Berthe Morisot knows from a young age that she is destined to be an artist but living in nineteenth-century France severely limits her path. As a girl, she longs for the education any male artist would receive, and though her parents support her dream at first, Berthe isn’t even allowed to view some of the great works deemed unsuitable for females.
Before long, she realizes she is uninterested in being any man’s student, wanting instead to explore her own style, painting the world of a modern woman–a real, intimate representation, not the perfection shown by most male artists. When her sister Edma, who originally paints with Berthe, marries and becomes the picture of femininity, Berthe feels the societal pressure to give up her painting and choose a husband. The one man she feels any connection to, fellow artist Edouard Manet, is a controversial rogue, and although she knows he feels for her, too, he marries another.
However, the two cannot break free of their would-be love, and when Berthe decides to model for Edouard, she is more tantalized than ever. As her fascination turns to obsession, Berthe will be forced to choose between her desire to be a respected artist or the fallen lover of a scoundrel. It will take a revolution for Berthe to have either.
This first-person fictionalized autobiography littered with famous Impressionists is the story of a woman’s love affair of both art and a man. In discovering her style, she finds a love she didn’t want and often questions the sanity (and more importantly) the healthiness of that love. As though her struggle to be an independent artist in a world of oppression isn’t already enough, Berthe knows she should dislike, maybe even despise, Edouard but is drawn to the proverbial flame. Unable to have him but unwilling to give him up creates clashing needs: becoming an independent woman but still tangled in what is proper and expected.
On top of her obsession for him, she is torn between admiration and envy of this man who often feels as much repression as Berthe and wonders which she’ll lose first, her determination to paint or her societal constraints.
A modern woman trapped in the nineteenth century, Berthe embodies the female struggle. Limited in infinite ways by societal views on women, she navigates a world of male domination in life as well as art, evolving much more quickly than her beloved Paris. If she marries, she wrestles with whether she is giving in or growing up, but as she matures in both art and life, she becomes angry with herself for her single-minded obsession of Manet and decides he is “not worthy of the woman [she would] become,” a woman (like so many modern women) who will find a way to have both a ground-breaking career and a family. As the list of prohibitions rises, so does her determination, and though her fight is for the individual woman (herself), it transcends that.

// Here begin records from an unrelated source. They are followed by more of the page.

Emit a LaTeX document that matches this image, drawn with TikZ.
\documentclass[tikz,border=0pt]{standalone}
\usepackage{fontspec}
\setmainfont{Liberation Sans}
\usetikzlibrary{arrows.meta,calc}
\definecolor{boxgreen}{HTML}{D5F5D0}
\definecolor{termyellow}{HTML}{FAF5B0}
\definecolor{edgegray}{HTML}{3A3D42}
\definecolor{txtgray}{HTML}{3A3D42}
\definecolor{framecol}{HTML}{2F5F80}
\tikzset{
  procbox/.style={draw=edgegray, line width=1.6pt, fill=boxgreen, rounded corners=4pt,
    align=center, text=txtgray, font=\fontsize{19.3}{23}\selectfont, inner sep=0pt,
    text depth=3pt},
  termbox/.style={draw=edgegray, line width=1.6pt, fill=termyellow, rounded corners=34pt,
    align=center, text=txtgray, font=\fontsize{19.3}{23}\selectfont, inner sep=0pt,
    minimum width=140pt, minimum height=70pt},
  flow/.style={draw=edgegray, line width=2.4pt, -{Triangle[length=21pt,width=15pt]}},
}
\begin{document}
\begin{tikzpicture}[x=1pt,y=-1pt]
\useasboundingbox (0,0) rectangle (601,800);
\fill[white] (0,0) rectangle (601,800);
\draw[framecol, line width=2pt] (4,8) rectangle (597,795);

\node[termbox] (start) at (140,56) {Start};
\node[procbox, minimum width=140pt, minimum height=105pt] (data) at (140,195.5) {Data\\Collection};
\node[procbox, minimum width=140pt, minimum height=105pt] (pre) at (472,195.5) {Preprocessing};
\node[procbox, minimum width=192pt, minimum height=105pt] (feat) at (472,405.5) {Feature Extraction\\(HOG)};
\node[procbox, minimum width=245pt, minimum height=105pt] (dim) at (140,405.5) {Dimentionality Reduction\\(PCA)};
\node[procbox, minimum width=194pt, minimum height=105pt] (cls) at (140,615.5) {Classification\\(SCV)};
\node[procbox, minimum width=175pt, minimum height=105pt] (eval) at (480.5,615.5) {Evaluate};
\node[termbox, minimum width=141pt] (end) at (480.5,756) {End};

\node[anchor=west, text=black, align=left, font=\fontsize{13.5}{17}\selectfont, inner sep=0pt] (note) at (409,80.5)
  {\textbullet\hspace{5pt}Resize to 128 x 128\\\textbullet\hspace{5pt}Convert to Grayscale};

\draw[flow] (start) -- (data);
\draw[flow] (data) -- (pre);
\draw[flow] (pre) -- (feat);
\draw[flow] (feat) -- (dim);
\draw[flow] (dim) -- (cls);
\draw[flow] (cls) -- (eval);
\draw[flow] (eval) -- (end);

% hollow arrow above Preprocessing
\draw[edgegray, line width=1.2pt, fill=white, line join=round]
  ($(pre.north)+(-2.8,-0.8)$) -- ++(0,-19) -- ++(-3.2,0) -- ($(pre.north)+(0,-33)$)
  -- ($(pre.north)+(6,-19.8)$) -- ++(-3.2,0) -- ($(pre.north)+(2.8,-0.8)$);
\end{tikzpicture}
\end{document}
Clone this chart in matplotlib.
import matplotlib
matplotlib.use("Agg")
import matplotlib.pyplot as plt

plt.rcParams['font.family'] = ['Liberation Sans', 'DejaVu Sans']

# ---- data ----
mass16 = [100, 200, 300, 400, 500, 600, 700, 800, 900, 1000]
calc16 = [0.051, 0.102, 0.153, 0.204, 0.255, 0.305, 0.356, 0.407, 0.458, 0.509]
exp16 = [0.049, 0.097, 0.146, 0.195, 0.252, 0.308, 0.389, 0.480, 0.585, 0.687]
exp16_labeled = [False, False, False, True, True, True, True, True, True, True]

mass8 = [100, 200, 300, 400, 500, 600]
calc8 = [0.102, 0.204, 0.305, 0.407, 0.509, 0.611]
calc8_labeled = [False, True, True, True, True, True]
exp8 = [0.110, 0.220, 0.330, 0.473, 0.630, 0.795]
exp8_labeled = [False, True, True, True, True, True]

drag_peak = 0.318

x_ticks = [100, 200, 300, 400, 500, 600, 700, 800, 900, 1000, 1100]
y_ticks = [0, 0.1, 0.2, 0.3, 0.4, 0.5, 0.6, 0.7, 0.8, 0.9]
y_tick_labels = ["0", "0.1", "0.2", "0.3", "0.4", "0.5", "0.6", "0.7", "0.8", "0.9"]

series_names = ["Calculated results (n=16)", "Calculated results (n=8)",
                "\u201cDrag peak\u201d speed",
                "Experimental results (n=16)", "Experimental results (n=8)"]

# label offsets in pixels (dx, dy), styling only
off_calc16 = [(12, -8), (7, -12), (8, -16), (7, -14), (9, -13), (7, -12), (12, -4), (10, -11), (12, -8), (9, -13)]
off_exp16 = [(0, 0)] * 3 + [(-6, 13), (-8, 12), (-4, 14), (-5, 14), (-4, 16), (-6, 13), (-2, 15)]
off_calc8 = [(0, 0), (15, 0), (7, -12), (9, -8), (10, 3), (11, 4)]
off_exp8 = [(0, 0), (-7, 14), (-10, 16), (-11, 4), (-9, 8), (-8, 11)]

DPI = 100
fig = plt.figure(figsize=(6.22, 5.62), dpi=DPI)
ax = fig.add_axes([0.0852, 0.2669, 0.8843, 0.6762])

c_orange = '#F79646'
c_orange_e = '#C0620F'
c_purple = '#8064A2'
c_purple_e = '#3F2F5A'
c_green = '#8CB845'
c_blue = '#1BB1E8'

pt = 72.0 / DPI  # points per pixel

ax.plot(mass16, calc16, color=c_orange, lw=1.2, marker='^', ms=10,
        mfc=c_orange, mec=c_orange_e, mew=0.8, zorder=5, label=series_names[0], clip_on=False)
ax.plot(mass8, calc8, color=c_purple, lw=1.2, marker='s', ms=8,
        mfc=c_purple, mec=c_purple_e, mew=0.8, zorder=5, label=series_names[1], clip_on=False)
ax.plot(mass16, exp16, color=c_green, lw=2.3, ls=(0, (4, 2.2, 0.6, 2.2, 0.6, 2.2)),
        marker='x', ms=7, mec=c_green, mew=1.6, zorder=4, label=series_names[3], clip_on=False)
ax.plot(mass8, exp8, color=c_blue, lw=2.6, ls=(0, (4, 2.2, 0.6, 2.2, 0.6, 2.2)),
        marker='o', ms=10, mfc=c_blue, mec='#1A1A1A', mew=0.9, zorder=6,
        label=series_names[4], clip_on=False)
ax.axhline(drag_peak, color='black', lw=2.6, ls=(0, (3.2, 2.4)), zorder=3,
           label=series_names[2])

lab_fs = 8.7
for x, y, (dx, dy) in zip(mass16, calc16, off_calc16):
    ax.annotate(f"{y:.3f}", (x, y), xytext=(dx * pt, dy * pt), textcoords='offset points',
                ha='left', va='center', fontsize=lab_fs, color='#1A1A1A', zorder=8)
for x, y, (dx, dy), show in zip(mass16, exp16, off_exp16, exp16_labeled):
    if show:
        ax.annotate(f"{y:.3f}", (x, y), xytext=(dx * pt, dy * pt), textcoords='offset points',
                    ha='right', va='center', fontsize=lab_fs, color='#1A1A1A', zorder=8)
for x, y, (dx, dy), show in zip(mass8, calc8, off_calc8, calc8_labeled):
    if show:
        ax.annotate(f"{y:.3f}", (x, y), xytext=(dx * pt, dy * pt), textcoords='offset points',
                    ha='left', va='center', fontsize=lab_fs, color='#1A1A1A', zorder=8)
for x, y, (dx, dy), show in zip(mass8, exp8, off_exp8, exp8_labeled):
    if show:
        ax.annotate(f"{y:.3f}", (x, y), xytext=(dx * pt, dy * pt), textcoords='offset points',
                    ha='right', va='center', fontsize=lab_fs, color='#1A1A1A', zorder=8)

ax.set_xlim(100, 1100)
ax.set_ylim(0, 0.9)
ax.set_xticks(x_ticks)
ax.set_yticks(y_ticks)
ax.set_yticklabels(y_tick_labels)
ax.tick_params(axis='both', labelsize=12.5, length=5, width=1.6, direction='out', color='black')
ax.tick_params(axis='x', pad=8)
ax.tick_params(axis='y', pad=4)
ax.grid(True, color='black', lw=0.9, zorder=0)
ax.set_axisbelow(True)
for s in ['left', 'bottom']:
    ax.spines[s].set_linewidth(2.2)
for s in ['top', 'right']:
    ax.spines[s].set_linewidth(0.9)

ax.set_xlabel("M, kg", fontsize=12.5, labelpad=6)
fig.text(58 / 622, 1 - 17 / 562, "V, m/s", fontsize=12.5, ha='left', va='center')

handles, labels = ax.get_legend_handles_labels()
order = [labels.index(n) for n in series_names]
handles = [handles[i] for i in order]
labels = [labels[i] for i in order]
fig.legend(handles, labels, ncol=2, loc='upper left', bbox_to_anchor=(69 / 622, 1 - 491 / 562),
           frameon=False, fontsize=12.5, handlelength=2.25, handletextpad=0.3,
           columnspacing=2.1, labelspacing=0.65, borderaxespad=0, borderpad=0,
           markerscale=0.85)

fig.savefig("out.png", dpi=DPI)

Just like Berthe Morisot’s paintings, La Luministe shows a real woman, a woman with hopes and dreams that outreach her environment. Just as Paris was thrust into the turmoil and deprivations of war with Germany, Berthe set herself free in a bloody battle of change. This novel will show readers the beauty and struggle of both the artist and the female spirit.
Paula Butterfield won 1st Place in the 2015 Chaucer Awards for La Luministe. (Because we have split the Historical Fiction Awards into two categories, La Luministe is considered a Goethe Award Winner!)